Even taking their word it was genuinely lost, there's no rule of "finders keepers"; that bloke should have either handed it in to the bar management, Apple or the police. Selling it on to Gizmodo when both parties involved knew damn well the phone belonged to someone else makes it theft. Grand theft, in this case.

And I'm not sure you can use journalistic privilege as a defense against paying for a stolen mobile phone just because you want the latest scoop on the technological shinies. [rolleyes]

Quote:Original post by Trapper Zoid
Quote:Original post by BronzeBeard
That being said, are you really trying to back up apple? ...

Link aside, why not? Are you trying to back up dealing in stolen goods? [wink]
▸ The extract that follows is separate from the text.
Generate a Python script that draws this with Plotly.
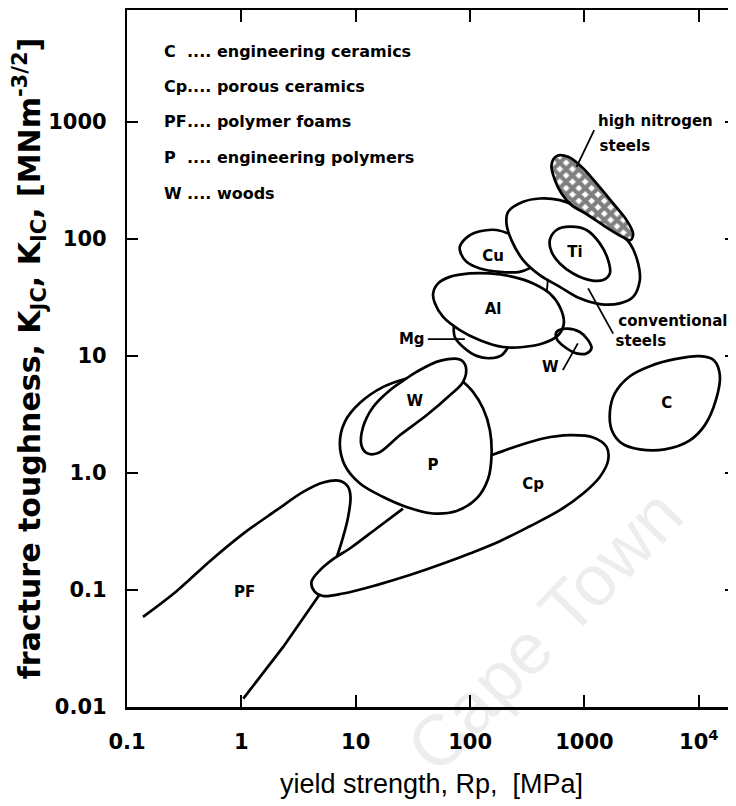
import plotly.graph_objects as go

# ---- material-property field outlines: yield strength Rp [MPa] vs fracture toughness [MN m^-3/2]
hn_steel_x = [570, 720, 942, 1274, 1782, 2333, 2663, 2529, 2178, 1560, 1042, 771, 630, 551, 515, 570]
hn_steel_y = [509, 502, 412, 298, 201, 144.5, 111, 97.5, 103, 125, 163, 194, 244, 318, 427, 509]

conv_steel_x = [215, 291, 407, 609, 853, 1274, 1782, 2494, 2946, 3048, 2663, 2037, 1362, 911, 609, 407, 291, 230, 208, 215]
conv_steel_y = [170, 207, 221, 214, 188, 149, 123, 91.4, 61.6, 44.4, 31.9, 28.1, 27.7, 31.0, 38.9, 48.9, 65.8, 97.5, 135.5, 170]

ti_x = [498, 570, 745, 1042, 1362, 1610, 1667, 1456, 1114, 796, 609, 515, 498]
ti_y = [97.5, 119, 127, 119, 91.4, 65.8, 50.6, 44.4, 44.4, 50.6, 61.6, 77.4, 97.5]

al_x = [47.5, 52.5, 66.5, 99.5, 149, 238, 356, 498, 609, 660, 589, 435, 291, 194, 122, 81.3, 58.1, 49.2, 47.5]
al_y = [34.1, 41.6, 47.3, 50.6, 50.6, 47.3, 41.6, 34.1, 26.2, 18.9, 15.0, 12.8, 11.9, 11.9, 13.6, 16.6, 21.5, 28.1, 34.1]

cu_x = [215, 170, 122, 96.1, 81.3, 83.0, 93.0, 122, 182, 272, 333]
cu_y = [111, 119, 116, 105, 85.5, 75.0, 63.6, 55.8, 52.2, 52.2, 56.2]

mg_x = [72.1, 73.5, 86.9, 114, 149, 188, 215]
mg_y = [18.3, 14.5, 11.9, 10.0, 9.55, 10.1, 11.9]

w_metal_x = [570, 697, 911, 1077, 1153, 1042, 853, 673, 570, 570]
w_metal_y = [16.0, 17.1, 16.0, 13.6, 11.6, 10.5, 10.5, 11.9, 14.1, 16.0]

wood_x = [86.9, 91.8, 81.3, 54.4, 34.0, 27.8, 19.9, 14.2, 11.6, 11.2, 12.6, 15.7, 24.3, 41.6, 66.5, 86.9]
wood_y = [6.0, 8.05, 9.31, 9.06, 7.30, 6.41, 5.09, 3.66, 2.47, 1.73, 1.47, 1.48, 2.10, 3.11, 4.61, 6.0]

polymer_x = [27.8, 17.4, 10.9, 8.03, 7.26, 8.03, 10.9, 17.4, 27.8, 47.5, 76.1, 114, 144, 154, 149, 130, 106, 86.9]
polymer_y = [6.41, 5.43, 3.97, 2.73, 1.78, 1.16, 0.812, 0.623, 0.512, 0.450, 0.473, 0.604, 0.896, 1.42, 2.32, 3.55, 4.92, 6.0]

porous_x = [25.9, 15.2, 8.88, 6.43, 4.85, 4.10, 4.39, 5.19, 7.76, 15.2, 29.7, 58.1, 99.5, 182, 333, 609, 973, 1362, 1610, 1560, 1191, 745, 435, 255, 155]
porous_y = [0.496, 0.335, 0.226, 0.185, 0.147, 0.117, 0.0962, 0.0888, 0.0932, 0.110, 0.134, 0.168, 0.205, 0.261, 0.350, 0.480, 0.667, 0.924, 1.28, 1.67, 2.01, 2.10, 1.97, 1.69, 1.42]

foam_upper_x = [0.138, 0.271, 0.530, 1.04, 2.03, 3.47, 5.19, 7.26, 8.58, 9.00, 8.58, 7.76, 6.87]
foam_upper_y = [0.0588, 0.0975, 0.176, 0.303, 0.480, 0.688, 0.828, 0.855, 0.759, 0.623, 0.421, 0.284, 0.194]

foam_lower_x = [4.78, 2.32, 1.04]
foam_lower_y = [0.0901, 0.0326, 0.0118]

ceramic_x = [2494, 3730, 6166, 10200, 13520, 15270, 14090, 11290, 8340, 5040, 3048, 2123, 1734, 1667, 1845, 2494]
ceramic_y = [6.70, 8.17, 9.37, 9.94, 9.19, 6.84, 4.18, 2.56, 1.90, 1.59, 1.59, 1.79, 2.32, 3.30, 4.80, 6.70]

# leader lines
hn_leader_x, hn_leader_y = [1216, 853], [849, 412]
conv_leader_x, conv_leader_y = [1077, 1782], [37.7, 15.5]
mg_leader_x, mg_leader_y = [42.7, 89.9], [13.9, 13.9]
w_leader_x, w_leader_y = [647, 875], [7.55, 12.8]
neck_x, neck_y = [478, 469], [44.4, 35.7]

# labels
label_text = ["high nitrogen", "steels", "Cu", "Ti", "Al", "Mg", "W", "conventional", "steels",
              "W", "P", "Cp", "C", "PF"]
label_x = [4169, 2254, 159, 824, 159, 30.9, 503, 5929, 3112, 32.9, 47.5, 356, 5250, 1.07]
label_y = [1000, 611, 70.2, 75.5, 24.6, 13.6, 7.80, 19.4, 13.2, 4.04, 1.13, 0.785, 3.87, 0.093]

# key
key_codes = ["C", "Cp", "PF", "P", "W"]
key_names = ["engineering ceramics", "porous ceramics", "polymer foams", "engineering polymers", "woods"]

x_ticks = [0.1, 1, 10, 100, 1000, 10000]
x_ticktext = ["0.1", "1", "10", "100", "1000", "10<sup>4</sup>"]
y_ticks = [0.01, 0.1, 1, 10, 100, 1000]
y_ticktext = ["0.01", "0.1", "1.0", "10", "100", "1000"]

LW = 2.7
fig = go.Figure()


def outline(x, y, name):
    fig.add_trace(go.Scatter(x=x, y=y, mode="lines", name=name, showlegend=False, hoverinfo="skip",
                             line=dict(color="black", width=LW, shape="spline", smoothing=1.0)))


outline(ceramic_x, ceramic_y, "C")
outline(foam_upper_x, foam_upper_y, "PF upper")
fig.add_trace(go.Scatter(x=foam_lower_x, y=foam_lower_y, mode="lines", showlegend=False, hoverinfo="skip",
                         line=dict(color="black", width=LW)))
outline(porous_x, porous_y, "Cp")
outline(polymer_x, polymer_y, "P")
outline(wood_x, wood_y, "W")
outline(mg_x, mg_y, "Mg")
outline(w_metal_x, w_metal_y, "W metals")
outline(al_x, al_y, "Al")
outline(cu_x, cu_y, "Cu")
outline(conv_steel_x, conv_steel_y, "conventional steels")
outline(ti_x, ti_y, "Ti")
fig.add_trace(go.Scatter(x=hn_steel_x, y=hn_steel_y, mode="lines", name="high nitrogen steels",
                         showlegend=False, hoverinfo="skip", fill="toself", fillcolor="white",
                         fillpattern=dict(shape="x", fgcolor="black", bgcolor="white", size=9, solidity=0.72),
                         line=dict(color="black", width=LW, shape="spline", smoothing=1.0)))

for lx, ly in [(hn_leader_x, hn_leader_y), (conv_leader_x, conv_leader_y), (mg_leader_x, mg_leader_y),
               (w_leader_x, w_leader_y), (neck_x, neck_y)]:
    fig.add_trace(go.Scatter(x=lx, y=ly, mode="lines", showlegend=False, hoverinfo="skip",
                             line=dict(color="black", width=1.8)))

fig.add_trace(go.Scatter(x=label_x, y=label_y, mode="text", text=label_text, textposition="middle center",
                         showlegend=False, hoverinfo="skip",
                         textfont=dict(family="DejaVu Sans", size=15, color="black", weight="bold")))

key_y = [0.941, 0.890, 0.840, 0.788, 0.737]
for code, nm, ky in zip(key_codes, key_names, key_y):
    fig.add_annotation(xref="paper", yref="paper", x=0.0575, y=ky, text=code, showarrow=False,
                       xanchor="left", yanchor="middle",
                       font=dict(family="DejaVu Sans", size=16, color="black", weight="bold"))
    fig.add_annotation(xref="paper", yref="paper", x=0.0952, y=ky, text=".... " + nm, showarrow=False,
                       xanchor="left", yanchor="middle",
                       font=dict(family="DejaVu Sans", size=16, color="black", weight="bold"))

# faint scan watermark
fig.add_annotation(xref="paper", yref="paper", x=0.686, y=0.11, text="Cape Town", showarrow=False,
                   xanchor="center", yanchor="middle", textangle=-46,
                   font=dict(family="Liberation Sans", size=72, color="rgba(0,0,0,0.07)"))

tickfont = dict(family="DejaVu Sans", size=21, color="black", weight="bold")
# the page body adds an 8 px offset, so the figure is 8 px narrower/shorter
fig.update_layout(
    width=728, height=798,
    margin=dict(l=119, r=0, t=2, b=99),
    paper_bgcolor="white", plot_bgcolor="white",
    xaxis=dict(type="log", range=[-1, 4.325], tickvals=x_ticks, ticktext=x_ticktext,
               ticks="inside", ticklen=12, tickwidth=1.8, tickcolor="black",
               showline=True, linewidth=2.5, linecolor="black", mirror="ticks",
               showgrid=False, zeroline=False, tickfont=tickfont, ticklabelstandoff=14,
               automargin=False,
               title=dict(text="yield strength, Rp,  [MPa]", standoff=22,
                          font=dict(family="Liberation Sans", size=27, color="black"))),
    yaxis=dict(type="log", range=[-2, 3.955], tickvals=y_ticks, ticktext=y_ticktext,
               ticks="inside", ticklen=11, tickwidth=1.8, tickcolor="black",
               showline=True, linewidth=2.2, linecolor="black", mirror="ticks",
               showgrid=False, zeroline=False, tickfont=tickfont, ticklabelstandoff=14,
               automargin=False,
               title=dict(text="fracture toughness, K<sub>JC</sub>, K<sub>IC</sub>, [MNm<sup>-3/2</sup>]",
                          standoff=2,
                          font=dict(family="DejaVu Sans", size=30, color="black", weight="bold"))),
)

fig.write_html("out.html")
I'll agree with you in that I'm not sure breaking into the guys home and confiscating his equipment was warranted (well, except maybe literally since they had a warrant). But Gizmodo did spend five grand to a bloke for a mobile phone that he said he found in a pub. IMO that's pretty dodgy ground they're on.

Even taking their word it was genuinely lost, there's no rule of "finders keepers"; that bloke should have either handed it in to the bar management, Apple or the police. Selling it on to Gizmodo when both parties involved knew damn well the phone belonged to someone else makes it theft. Grand theft, in this case.

And I'm not sure you can use journalistic privilege as a defense against paying for a stolen mobile phone just because you want the latest scoop on the technological shinies. [rolleyes]

To be fair, the guy had a phone that was remotely wiped and couldn't be identified by customer service. It's not like he didn't try to return it at all before he sold it.
Quote:Original post by way2lazy2care
To be fair, the guy had a phone that was remotely wiped and couldn't be identified by customer service. It's not like he didn't try to return it at all before he sold it.

At least, that's what Gizmodo says the guy told them as why it makes it all perfectly acceptable. And who are we to argue against that? [grin]

I admit I haven't actually read the original Gizmodo article, rather the numerous tech blog reports about the article; it's the nature of the story rather than the story itself that interest me. I'm just bemused Gizmodo felt it was okay to pay a substantial sum for that particular "hot" item and not expect a lawyer-fueled Apple-branded death laser pointed their way.